There were lots of elements which made Patrick’s time spent working in Sydney so special. His son had been born recently, and he could walk to and from work – something rarely possible in gridlocked Los Angeles. Yet one unique feature was the time zone of his homebase. “L.A. and even to a greater extent New York would shut down by mid-afternoon Sydney time. And then you’d get this great time at the end of the day to just be creative for three hours before heading home for dinner”. 
“I gotta say, I think Sydney is, and other parts of Australia too, is the best place in the world to live” enthuses Patrick. “The people, the food, the weather, the culture, the beaches... I mean, California’s pretty great but I think Australia’s better”. The downside to living in Australia, as creatives across the land down under know all too well, is the limited number of opportunities. “It certainly must be said that, there is a caliber of work that is not just available in Los Angeles but is plentiful in Los Angeles that just isn’t available anywhere else in the world. There’s a lot of good work in London and probably Amsterdam and New York, but L.A. dwarfs even those places… The scale of the global entertainment industry and global marketing industry that happens here is quite breathtaking”. Patrick does point out that title sequences tend to have “budgets so small they’d shock people a little bit… But when we do a shoot for Adidas or for some of our bigger marketing clients, those shoots happen on a scale that just don’t happen in Sydney very often”.
Small budgets for title sequences mean that, though they are a passion of Patrick’s, they aren’t his proverbial bread and butter. “The reality of my life is that if I do a title sequence I have to do an ad – it’s the only way that I can pay the rent”. Patrick notes that the shows he works on are quite big, and very generous, he has no criticism there. It’s just the reality of the industry. Plus, for any designer to produce a quality product of which they’re proud, often requires long hours and lots of resources. “And title sequences are incredibly competitive” Patrick points out. “Whenever you get one, it means four other people didn’t. And it also means we pitch on a lot more than we make”. Though Patrick knows it’s getting harder and harder for small designers to break into the industry – especially being up against big companies willing to spend extravagantly for glamorous main title jobs – he doesn’t see this as a bad thing necessarily. “I tend to think that financial limitations drive creative innovation and that pressure is actually where we get cool new ideas, and cool new approaches from.  
When asked if he has any idea where title sequences are headed next, with all the big changes that have occurred in recent history, Patrick notes that in the four years since he’s been making title sequences for international content, he’s witnessed “a shift from it being probably laughable that Netflix may be a serious player in the original content business, to the point where, no exaggeration, most of my work is for Netflix or Amazon. And the most recent film that we did with Netflix just got nominated for an Oscar”.

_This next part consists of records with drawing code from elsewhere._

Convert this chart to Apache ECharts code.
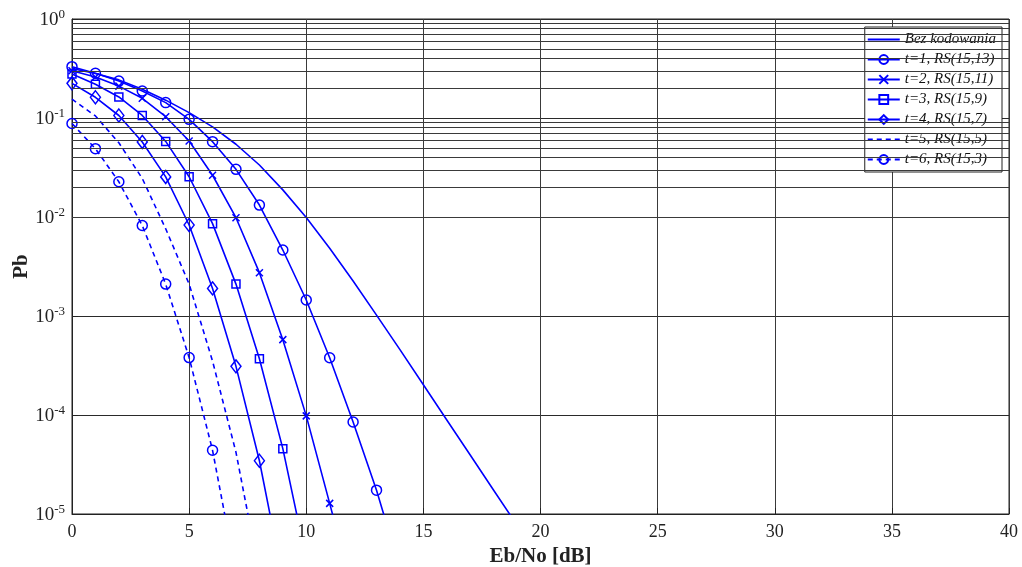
<!DOCTYPE html>
<html>
<head>
<meta charset="utf-8">
<script src="https://cdn.jsdelivr.net/npm/echarts@6/dist/echarts.min.js"></script>
<style>html,body{margin:0;padding:0;background:#fff}#c{width:1022px;height:567px}</style>
</head>
<body>
<div id="c"></div>
<script>
var ebno = [0,1,2,3,4,5,6,7,8,9,10,11,12,13,14,15,16,17,18,19];
var seriesNames = ['Bez kodowania','t=1, RS(15,13)','t=2, RS(15,11)','t=3, RS(15,9)','t=4, RS(15,7)','t=5, RS(15,5)','t=6, RS(15,3)'];
var uncoded = [0.3162,0.2818,0.2427,0.195,0.1514,0.1132,0.0813,0.0543,0.0335,0.0188,0.00989,0.00484,0.00226,0.00102,4.57e-4,2.02e-4,8.9e-5,3.94e-5,1.74e-5,7.7e-6];
var t1 = [0.33,0.283,0.236,0.187,0.143,0.097,0.0577,0.0303,0.0132,4.64e-3,1.45e-3,3.79e-4,8.5e-5,1.74e-5,2.8e-6];
var t2 = [0.30,0.26,0.21,0.158,0.103,0.0586,0.0264,9.84e-3,2.74e-3,5.77e-4,9.8e-5,1.28e-5,1.6e-6];
var t3 = [0.278,0.219,0.163,0.106,0.058,0.0255,8.57e-3,2.1e-3,3.7e-4,4.57e-5,3.5e-6];
var t4 = [0.224,0.162,0.106,0.0573,0.0254,8.3e-3,1.9e-3,3.1e-4,3.45e-5,2.2e-6];
var t5 = [0.155,0.105,0.0562,0.0245,7.6e-3,2.1e-3,3.5e-4,4.2e-5,2.5e-6];
var t6 = [0.088,0.049,0.0227,8.2e-3,2.1e-3,3.8e-4,4.4e-5,2.5e-6];
var xTicks = {min: 0, max: 40, interval: 5};
var yRange = {min: 1e-5, max: 1};
var minorGrid = [];
[-5,-4,-3,-2,-1].forEach(function(e){ for (var m = 2; m <= 9; m++) minorGrid.push(m * Math.pow(10, e)); });

function pts(arr){ return arr.map(function(v,i){ return [ebno[i], v]; }); }
var BLUE = '#0000ff';
var FONT = '"Liberation Serif", "Times New Roman", serif';
var xPath = 'path://M0,0L10,10M10,0L0,10';

function mk(name, data, symbol, size, dashed){
  var noSym = symbol === 'none';
  return {
    name: name, type: 'line', data: pts(data),
    symbol: noSym ? 'circle' : symbol, symbolSize: noSym ? 0 : size, showSymbol: !noSym,
    clip: true, z: 3,
    lineStyle: {color: BLUE, width: 1.6, type: dashed ? [5,4] : 'solid'},
    itemStyle: {color: 'rgba(0,0,0,0)', borderColor: noSym ? 'rgba(0,0,0,0)' : BLUE, borderWidth: 1.5},
    emphasis: {disabled: true}, animation: false
  };
}

var series = [
  mk(seriesNames[0], uncoded, 'none', 0, false),
  mk(seriesNames[1], t1, 'circle', 10, false),
  mk(seriesNames[2], t2, xPath, 7, false),
  mk(seriesNames[3], t3, 'rect', 8, false),
  mk(seriesNames[4], t4, 'diamond', [10,13], false),
  mk(seriesNames[5], t5, 'none', 0, true),
  mk(seriesNames[6], t6, 'circle', 10, true)
];
series.push({
  type: 'line', data: [], silent: true, z: 1, animation: false,
  markLine: {
    silent: true, symbol: ['none','none'], animation: false,
    label: {show: false},
    lineStyle: {color: '#3a3a3a', width: 1, type: 'solid'},
    data: minorGrid.map(function(v){ return {yAxis: v}; })
  }
});

var chart = echarts.init(document.getElementById('c'), null, {renderer: 'canvas'});
chart.setOption({
  animation: false,
  backgroundColor: '#fff',
  grid: {left: 72, right: 13, top: 19, bottom: 53, containLabel: false, outerBoundsMode: 'none', show: true, borderColor: '#222', borderWidth: 1, backgroundColor: 'transparent'},
  xAxis: {
    type: 'value', min: xTicks.min, max: xTicks.max, interval: xTicks.interval,
    name: 'Eb/No [dB]', nameLocation: 'middle', nameGap: 31,
    nameTextStyle: {fontFamily: FONT, fontSize: 21, fontWeight: 'bold', color: '#222'},
    axisLine: {show: true, lineStyle: {color: '#222'}},
    axisTick: {show: true, inside: true, length: 6, lineStyle: {color: '#222'}},
    axisLabel: {fontFamily: FONT, fontSize: 18, color: '#222', margin: 9},
    splitLine: {show: true, lineStyle: {color: '#3a3a3a', width: 1}}
  },
  yAxis: {
    type: 'log', logBase: 10, min: yRange.min, max: yRange.max,
    name: 'Pb', nameLocation: 'middle', nameGap: 40, nameRotate: 90, nameMoveOverlap: false,
    nameTextStyle: {fontFamily: FONT, fontSize: 21, fontWeight: 'bold', color: '#222'},
    axisLine: {show: true, lineStyle: {color: '#222'}},
    axisTick: {show: true, inside: true, length: 6, lineStyle: {color: '#222'}},
    axisLabel: {
      fontFamily: FONT, color: '#222', margin: 7,
      formatter: function(v){ return '{b|10}{e|' + Math.round(Math.log10(v)) + '}'; },
      rich: {
        b: {fontFamily: FONT, fontSize: 19, color: '#222', verticalAlign: 'bottom'},
        e: {fontFamily: FONT, fontSize: 13, color: '#222', verticalAlign: 'bottom', padding: [0,0,9,0]}
      }
    },
    splitLine: {show: true, lineStyle: {color: '#2a2a2a', width: 1}}
  },
  legend: {
    data: seriesNames, orient: 'vertical', right: 20, top: 27,
    backgroundColor: '#fff', borderColor: '#222', borderWidth: 1,
    padding: [5, 6, 5, 2], itemGap: 5, itemWidth: 32, itemHeight: 11,
    textStyle: {fontFamily: FONT, fontSize: 15, fontStyle: 'italic', color: '#111', lineHeight: 15, padding: [0,0,0,0]},
    selectedMode: false
  },
  series: series
});
</script>
</body>
</html>
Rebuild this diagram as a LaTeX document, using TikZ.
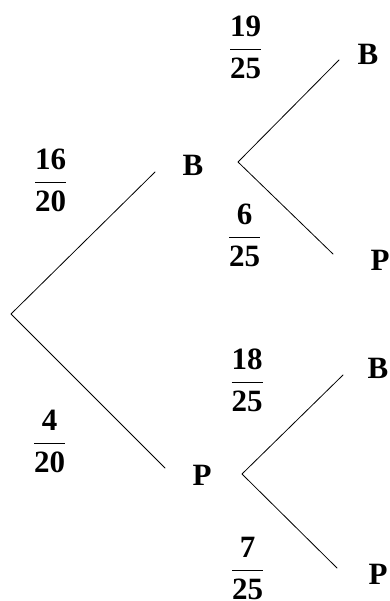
\documentclass[tikz,border=0pt]{standalone}
\usepackage{fix-cm}
\usepackage{amsmath}
\usepackage{fontspec}
\setmainfont{Liberation Serif}
\begin{document}
\begin{tikzpicture}[x=1bp,y=-1bp,line join=round,line cap=round,
	font=\fontsize{31bp}{37bp}\selectfont\bfseries]
\useasboundingbox (0,0) rectangle (389,601);
\coordinate (R) at (11,314);
\coordinate (B0) at (155,172);
\coordinate (P0) at (165,468);
\coordinate (B) at (238,162);
\coordinate (P) at (242,474);
\coordinate (BB) at (339,60);
\coordinate (BP) at (333,254);
\coordinate (PB) at (343,375);
\coordinate (PP) at (337,568);
\draw[line width=0.8bp]
	(R) -- (B0)
	(R) -- (P0)
	(B) -- (BB)
	(B) -- (BP)
	(P) -- (PB)
	(P) -- (PP);
\foreach \x/\y/\nom/\lab in {193/176/lB/B, 202/485/lP/P,
	368/65/lBB/B, 380/270/lBP/P, 378/378/lPB/B, 378/584/lPP/P}
	{\node[anchor=base,inner sep=0pt] (\nom) at (\x,\y) {\lab};}
\foreach \x/\y/\n/\d/\nom in {50.5/182/16/20/fB, 49.5/443/4/20/fP,
	245.5/49/19/25/fBB, 244.5/237/6/25/fBP, 247/382/18/25/fPB, 247.5/570/7/25/fPP}
	{\node[anchor=base,inner sep=0pt] (\nom) at (\x,\y+8) {$\dfrac{\textbf{\n}}{\textbf{\d}}$};}
\end{tikzpicture}
\end{document}
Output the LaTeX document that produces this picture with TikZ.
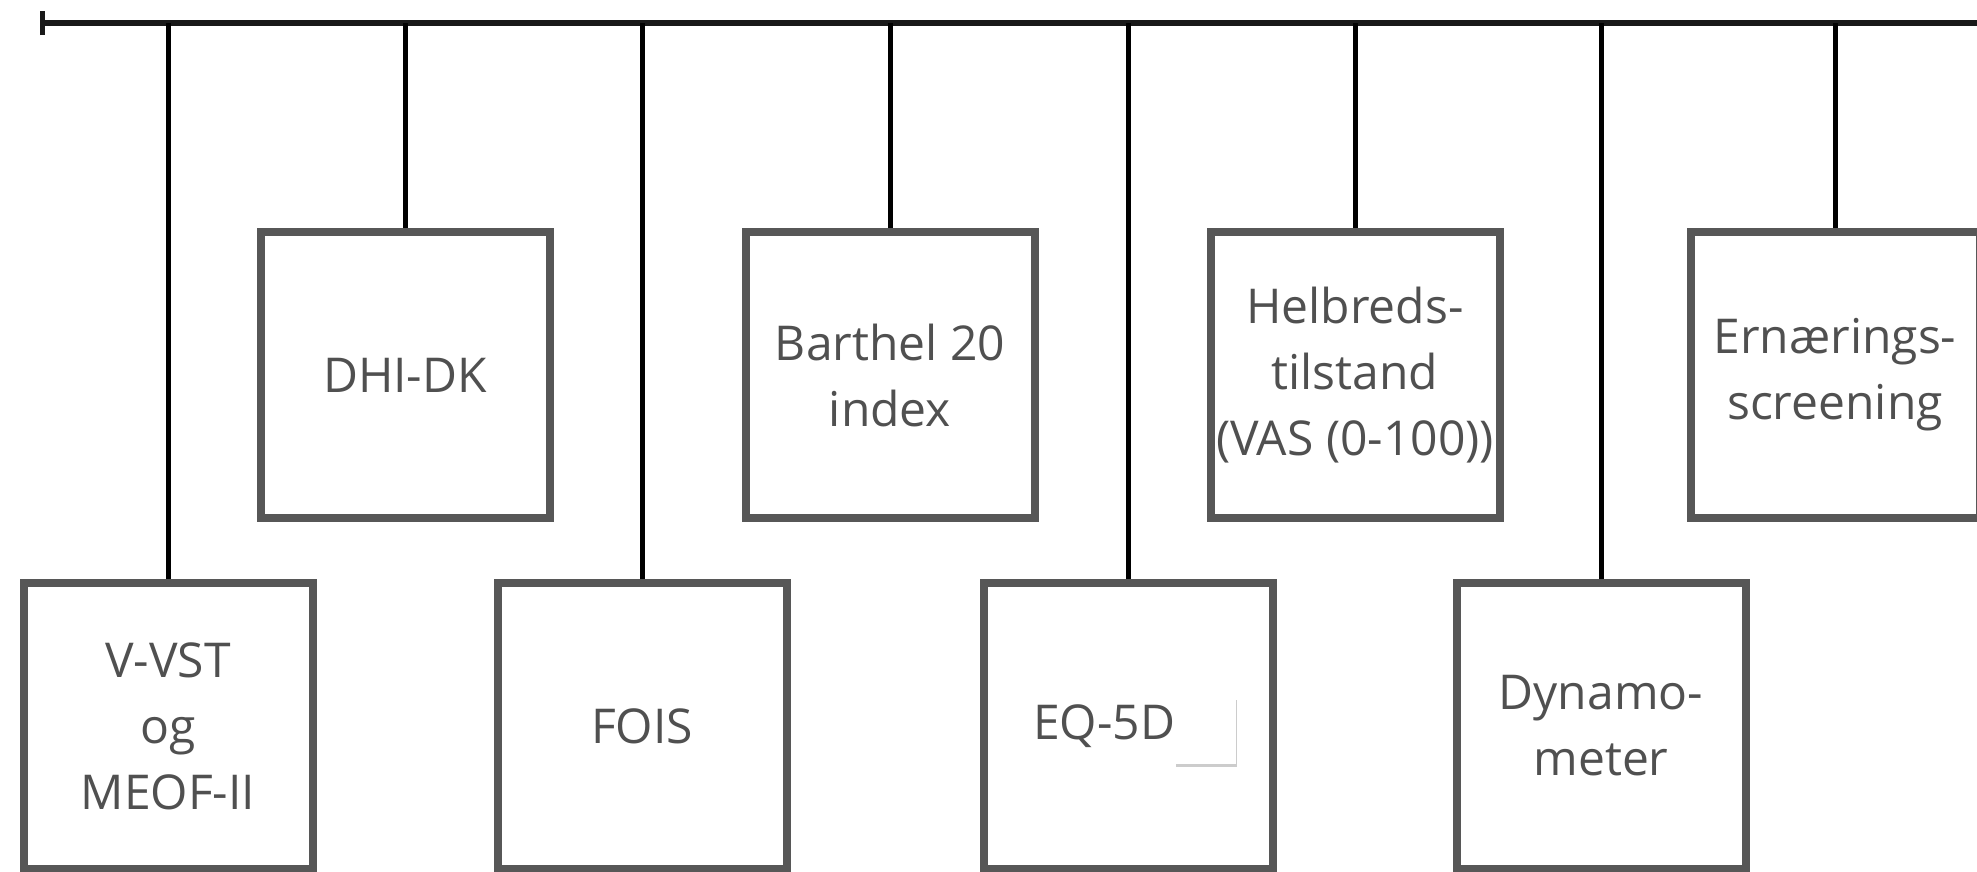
\documentclass[tikz,border=0pt]{standalone}
\usepackage{fontspec}
\setmainfont{Open Sans}
\usetikzlibrary{arrows.meta,shadows}
\definecolor{boxgray}{HTML}{575757}
\definecolor{textgray}{HTML}{505050}

\begin{document}
\begin{tikzpicture}[x=1pt, y=-1pt,
    testbox/.style={draw=boxgray, line width=8pt, rectangle, minimum width=289pt, minimum height=286pt, inner sep=0pt, align=center, font=\fontsize{48}{66}\selectfont, text=textgray},
    link/.style={line width=5pt, black}]
    \useasboundingbox (0,0) rectangle (1977,871);
    \clip (0,0) rectangle (1977,871);

    % Objects
    \node[testbox] (vvst) at (168,726) {V-VST\\og\\MEOF-II};
    \node[testbox] (dhi) at (405,375) {DHI-DK};
    \node[testbox] (fois) at (642,726) {FOIS};
    \node[testbox] (barthel) at (890,375) {Barthel 20\\index};
    \node[testbox] (eq5d) at (1128,726) {EQ-5D\hspace*{48pt}};
    \node[testbox] (helbred) at (1355,375) {Helbreds-\\tilstand\\(VAS (0-100))};
    \node[testbox] (dynamo) at (1601,726) {Dynamo-\\meter};
    \node[testbox] (ernaering) at (1835,375) {Ernærings-\\screening};

    % White patch after EQ-5D
    \node[fill=white, minimum width=61pt, minimum height=67pt, inner sep=0pt, drop shadow={opacity=0.4, shadow xshift=1pt, shadow yshift=-3pt}] (patch) at ([xshift=77pt, yshift=-4pt]eq5d.center) {};

    % Bus
    \coordinate (busleft) at (40,23);
    \coordinate (busright) at (1977,23);
    \draw[line width=5.5pt, black!90, {Bar[width=24pt, line width=4.5pt]}-] (busleft) -- (busright);

    % Links
    \foreach \b in {vvst,dhi,fois,barthel,eq5d,helbred,dynamo,ernaering}
        \draw[link] (\b.north) -- (\b.north |- busleft);
\end{tikzpicture}
\end{document}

“I tend to think that financial limitations drive creative innovation and that pressure is actually where we get cool new ideas, and cool new approaches from."

Patrick Clair

Patrick sees us headed into “a really exciting phase of experimentation and diversification”. With diversification in the types of shows and their formats, he says traditions “are going to go out the window”. “It’s going to be a really great time where the visual language of things like the Internet and magazines and printed books and all the sort of graphic design that goes with that merges with the storytelling of dramatic live action screen content. And for people like me that like to sort of play with melding both of them I think it’s a really cool time to be in the industry”.